I then called Plusgas who quoted $110 per 45 kg and plus $30 annual maintenance per bottle, so that was probably the best quote of the lot.

All prices above included delivery and GST.

Finally, I decided to call Origin Energy back again to negotiate with them for a couple of reasons. Their website does state they will beat any competitors quote and I already had an account with them for my electricity, so it would have been more convenient to use them.

They couldn’t do anything about the $39.50 per bottle, but the salesperson said they would ‘speak to their manager‘ to see if he would authorise a really good price for me. I was then put on hold whilst I imagine that same salesperson stared at the ceiling for a couple minutes whilst I did the same from the comfort of my own home.

We can give you a price of $103 per refill and guarantee that price for the next 12 months.” She then went on to advise me that I would need to renegotiate that deal in a years time.

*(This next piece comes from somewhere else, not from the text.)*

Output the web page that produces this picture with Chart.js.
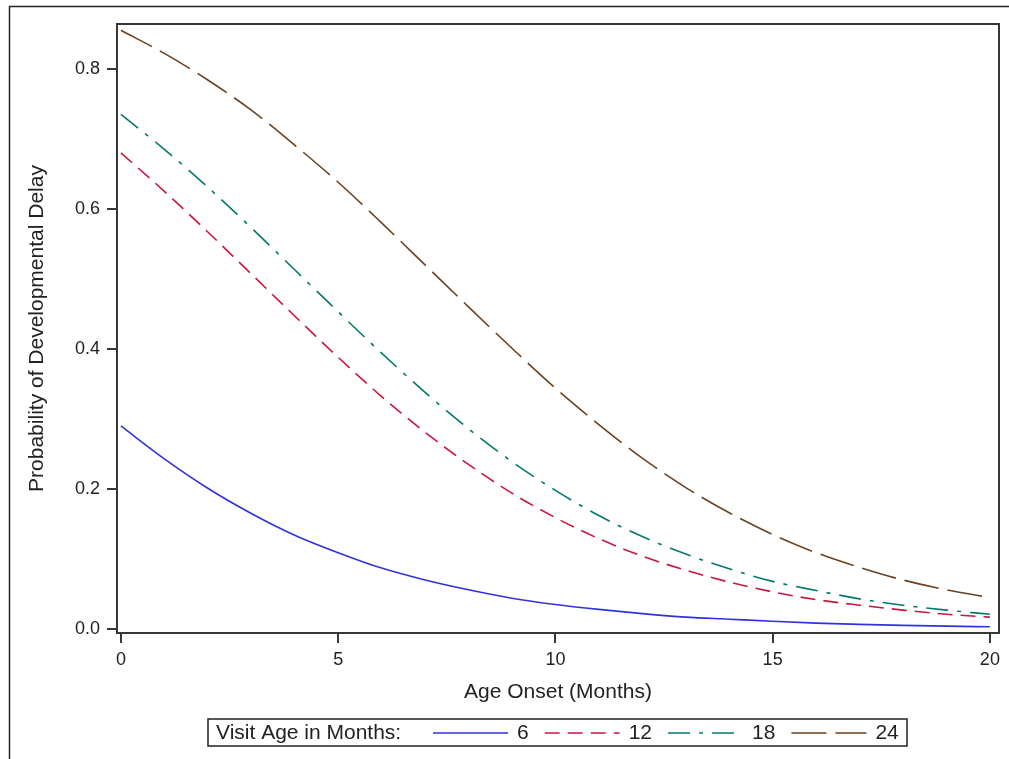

Just shows you that, as I’ve said before, the art of haggling is still alive and well in Australia. Whether I have done the best deal available for our household, I really don’t know, that depends how many cylinders we get through each year.

Time will tell.

Of course, whether we have a gas cooker or an electric cooker doesn’t affect me in any way whatsoever. If I do find myself in a situation where I need to cook my own food, it’s the microwave for me. Piercing lids and waiting eight minutes is a particular speciality of mine.